What is the best way to transcribe medium/large audio files, ~ 6-10 mins each file, using Microsoft Speech API? Something like batch audio files transcription?

I have used the code provided in https://learn.microsoft.com/en-us/azure/cognitive-services/speech-service/speech-to-text-sample, for continuously transcribing speech, but it stops transcribing at some point. Is there any restriction on the transcription? I am only using the free trial account atm.

Btw, I assume there is no difference between Bing Speech API and the new Speech service API, right?

Thanks everyone!


Solution

  • thank you for your feedback.

    I agree the sample (and the documentation you are looking at) is not very clear, we will update this soon.

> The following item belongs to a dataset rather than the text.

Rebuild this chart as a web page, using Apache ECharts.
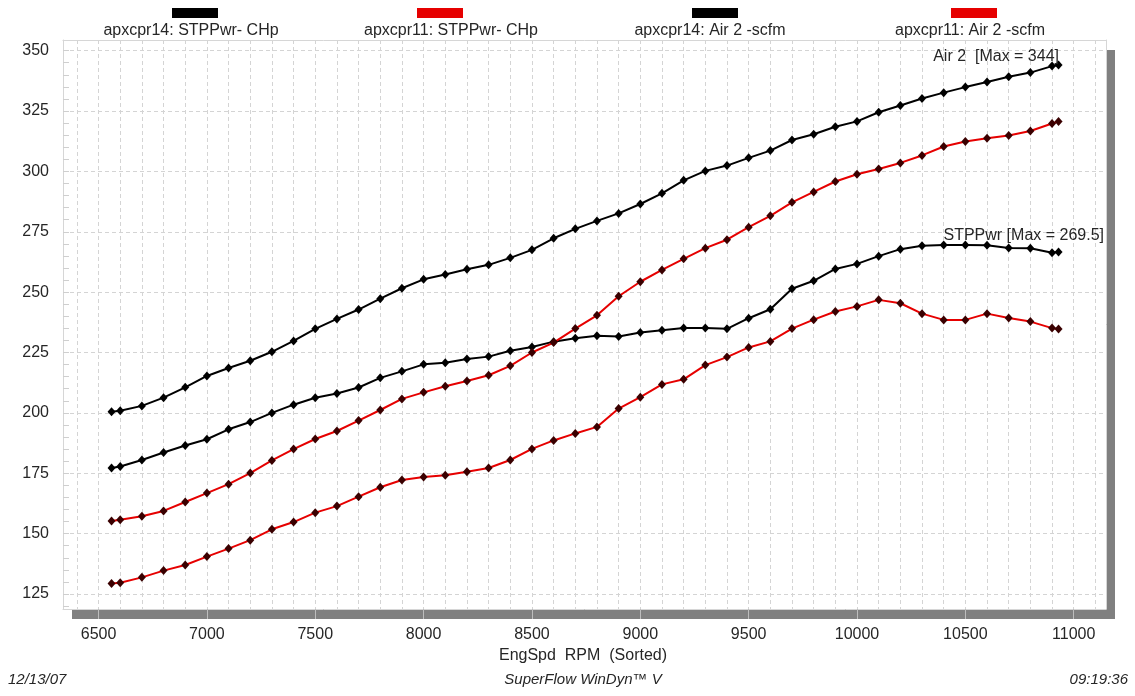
<!DOCTYPE html>
<html>
<head>
<meta charset="utf-8">
<script src="https://cdn.jsdelivr.net/npm/echarts@6/dist/echarts.min.js"></script>
<style>
html,body{margin:0;padding:0;background:#fff;}
#chart{width:1135px;height:696px;}
</style>
</head>
<body>
<div id="chart"></div>
<script>
// ---- data ----
const rpm = [6560, 6600, 6700, 6800, 6900, 7000, 7100, 7200, 7300, 7400, 7500, 7600, 7700, 7800, 7900, 8000, 8100, 8200, 8300, 8400, 8500, 8600, 8700, 8800, 8900, 9000, 9100, 9200, 9300, 9400, 9500, 9600, 9700, 9800, 9900, 10000, 10100, 10200, 10300, 10400, 10500, 10600, 10700, 10800, 10900, 10930];
const stpPwr14 = [177.2, 177.8, 180.5, 183.6, 186.5, 189.1, 193.2, 196.2, 200.0, 203.4, 206.3, 208.0, 210.5, 214.5, 217.2, 220.1, 220.8, 222.3, 223.3, 225.7, 227.3, 229.5, 230.9, 231.9, 231.6, 233.3, 234.2, 235.2, 235.2, 234.8, 239.2, 242.9, 251.4, 254.7, 259.6, 261.7, 264.9, 267.8, 269.2, 269.5, 269.5, 269.4, 268.3, 268.2, 266.3, 266.6];
const stpPwr11 = [129.4, 129.7, 131.9, 134.7, 137.0, 140.5, 143.8, 147.3, 151.8, 154.8, 158.7, 161.4, 165.3, 169.2, 172.2, 173.5, 174.2, 175.6, 177.2, 180.5, 185.1, 188.6, 191.5, 194.2, 201.8, 206.5, 211.8, 213.9, 219.8, 223.1, 227.1, 229.6, 234.9, 238.6, 242.0, 244.1, 246.8, 245.4, 241.1, 238.5, 238.5, 241.1, 239.3, 237.8, 235.1, 234.7];
const air14 = [200.5, 200.9, 202.9, 206.3, 210.6, 215.3, 218.6, 221.6, 225.3, 229.8, 234.8, 238.9, 242.8, 247.3, 251.6, 255.3, 257.3, 259.5, 261.3, 264.2, 267.5, 272.3, 276.2, 279.5, 282.6, 286.5, 290.9, 296.3, 300.2, 302.4, 305.6, 308.6, 313.0, 315.4, 318.5, 320.7, 324.5, 327.3, 330.2, 332.6, 334.9, 337.0, 339.2, 340.9, 343.6, 344.0];
const air11 = [155.2, 155.8, 157.2, 159.4, 163.1, 166.8, 170.5, 175.1, 180.3, 185.0, 189.2, 192.5, 196.8, 201.2, 205.8, 208.5, 211.0, 213.2, 215.6, 219.5, 225.0, 229.1, 234.9, 240.4, 248.3, 254.3, 259.2, 263.8, 268.2, 271.7, 276.9, 281.6, 287.2, 291.5, 295.8, 298.8, 301.0, 303.5, 306.6, 310.3, 312.4, 313.7, 314.9, 316.7, 319.8, 320.7];

const seriesNames = ['apxcpr14: STPPwr- CHp', 'apxcpr11: STPPwr- CHp', 'apxcpr14: Air 2 -scfm', 'apxcpr11: Air 2 -scfm'];
const xTickLabels = [6500, 7000, 7500, 8000, 8500, 9000, 9500, 10000, 10500, 11000];
const xGridValues = [6400, 6500, 6600, 6700, 6800, 6900, 7000, 7100, 7200, 7300, 7400, 7500, 7600, 7700, 7800, 7900, 8000, 8100, 8200, 8300, 8400, 8500, 8600, 8700, 8800, 8900, 9000, 9100, 9200, 9300, 9400, 9500, 9600, 9700, 9800, 9900, 10000, 10100, 10200, 10300, 10400, 10500, 10600, 10700, 10800, 10900, 11000, 11100];
const yTickLabels = [125, 150, 175, 200, 225, 250, 275, 300, 325, 350];
const yMinorValues = [120, 125, 130, 135, 140, 145, 150, 155, 160, 165, 170, 175, 180, 185, 190, 195, 200, 205, 210, 215, 220, 225, 230, 235, 240, 245, 250, 255, 260, 265, 270, 275, 280, 285, 290, 295, 300, 305, 310, 315, 320, 325, 330, 335, 340, 345, 350];
const xTitle = 'EngSpd  RPM  (Sorted)';
const footerLeft = '12/13/07';
const footerCenter = 'SuperFlow WinDyn\u2122 V';
const footerRight = '09:19:36';

// ---- styling ----
const RED = '#e60000';
const BLACK = '#000000';
const FONT = "'Liberation Sans', Arial, sans-serif";
const TXT = '#262626';
const GRIDC = '#d4d4d4';
const BORDER = '#d6d6d6';
const colors = [BLACK, RED, BLACK, RED];
const markerColors = ['#000000', '#3a0000', '#000000', '#3a0000'];
const seriesData = [stpPwr14, stpPwr11, air14, air11];

const XMIN = 6336, XMAX = 11149, YMIN = 118.8, YMAX = 354.4;

const chart = echarts.init(document.getElementById('chart'), null, {renderer: 'canvas'});

const series = seriesData.map((vals, i) => ({
  name: seriesNames[i],
  type: 'line',
  xAxisIndex: 0,
  yAxisIndex: 0,
  data: rpm.map((r, k) => [r, vals[k]]),
  symbol: 'diamond',
  symbolSize: [8, 9],
  showSymbol: true,
  lineStyle: {color: colors[i], width: 2},
  itemStyle: {color: markerColors[i]},
  z: 3,
  animation: false
}));

const legendX = [172, 417, 692, 951];
const legendTextX = [191, 451, 710, 970];
const graphic = [];
function txt(text, x, y, font, align) {
  return {type: 'text', silent: true, z: 10, style: {text: text, x: x, y: y, font: font, fill: TXT, align: align, verticalAlign: 'middle', textAlign: align, textVerticalAlign: 'middle'}};
}
seriesNames.forEach((n, i) => {
  graphic.push({type: 'rect', shape: {x: legendX[i], y: 8, width: 46, height: 10}, style: {fill: colors[i]}, silent: true});
  graphic.push(txt(n, legendTextX[i], 31, '16px ' + FONT, 'center'));
});
const airMax = Math.max(...air14);
const stpMax = Math.max(...stpPwr14);
graphic.push(txt('Air 2  [Max = ' + airMax + ']', 1059, 57, '16px ' + FONT, 'right'));
graphic.push(txt('STPPwr [Max = ' + stpMax + ']', 1104, 236, '16px ' + FONT, 'right'));
graphic.push(txt(xTitle, 583, 656, '16px ' + FONT, 'center'));
graphic.push(txt(footerLeft, 8, 680, 'italic 15px ' + FONT, 'left'));
graphic.push(txt(footerCenter, 583, 680, 'italic 15px ' + FONT, 'center'));
graphic.push(txt(footerRight, 1128, 680, 'italic 15px ' + FONT, 'right'));

const plain = v => String(v);

const option = {
  animation: false,
  backgroundColor: '#ffffff',
  grid: {
    left: 63, top: 40, right: 29, bottom: 87,
    show: true,
    backgroundColor: '#ffffff',
    borderWidth: 0,
    shadowColor: '#808080',
    shadowBlur: 0,
    shadowOffsetX: 9,
    shadowOffsetY: 10
  },
  xAxis: [
    {
      type: 'value', min: XMIN, max: XMAX, position: 'bottom',
      axisLine: {show: true, lineStyle: {color: BORDER, width: 1}},
      axisTick: {show: true, customValues: xTickLabels, length: 10, inside: false, lineStyle: {color: '#bdbdbd', width: 1}},
      axisLabel: {show: true, customValues: xTickLabels, formatter: plain, margin: 18, fontSize: 16, fontFamily: FONT, color: TXT},
      splitLine: {show: false}
    },
    {
      type: 'value', min: XMIN, max: XMAX, position: 'top',
      axisLine: {show: true, lineStyle: {color: BORDER, width: 1}},
      axisTick: {show: false, customValues: xGridValues},
      axisLabel: {show: false},
      splitLine: {show: true, lineStyle: {color: GRIDC, type: [4, 3], width: 1}}
    }
  ],
  yAxis: [
    {
      type: 'value', min: YMIN, max: YMAX, position: 'left',
      axisLine: {show: true, lineStyle: {color: BORDER, width: 1}},
      axisTick: {show: false, customValues: yTickLabels},
      axisLabel: {show: true, customValues: yTickLabels, formatter: plain, margin: 14, fontSize: 16, fontFamily: FONT, color: TXT},
      splitLine: {show: true, lineStyle: {color: GRIDC, type: [4, 3], width: 1}}
    },
    {
      type: 'value', min: YMIN, max: YMAX, position: 'left',
      axisLine: {show: false},
      axisTick: {show: true, customValues: yMinorValues, inside: true, length: 6, lineStyle: {color: '#cfcfcf', width: 1}},
      axisLabel: {show: false},
      splitLine: {show: false}
    },
    {
      type: 'value', min: YMIN, max: YMAX, position: 'right',
      axisLine: {show: true, lineStyle: {color: BORDER, width: 1}},
      axisTick: {show: false},
      axisLabel: {show: false},
      splitLine: {show: false}
    }
  ],
  series: series,
  graphic: graphic
};
chart.setOption(option);
</script>
</body>
</html>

    The sample uses RecognizeAsync, and it should be call RecognizeOnceAsync. It is currently just trying to return the FIRST FinalResult from the service. You should use Start/StopRecognizeAsync, and register to receive Result events.

    Again, sorry for the bad documentation here, we will update this soon, and also will rename the API probably in a refresh.

    If you have audio files, you could also use the batch transcription feature. Perhaps that helps? https://learn.microsoft.com/en-us/azure/cognitive-services/speech-service/batch-transcription

    Cheers Wolfgang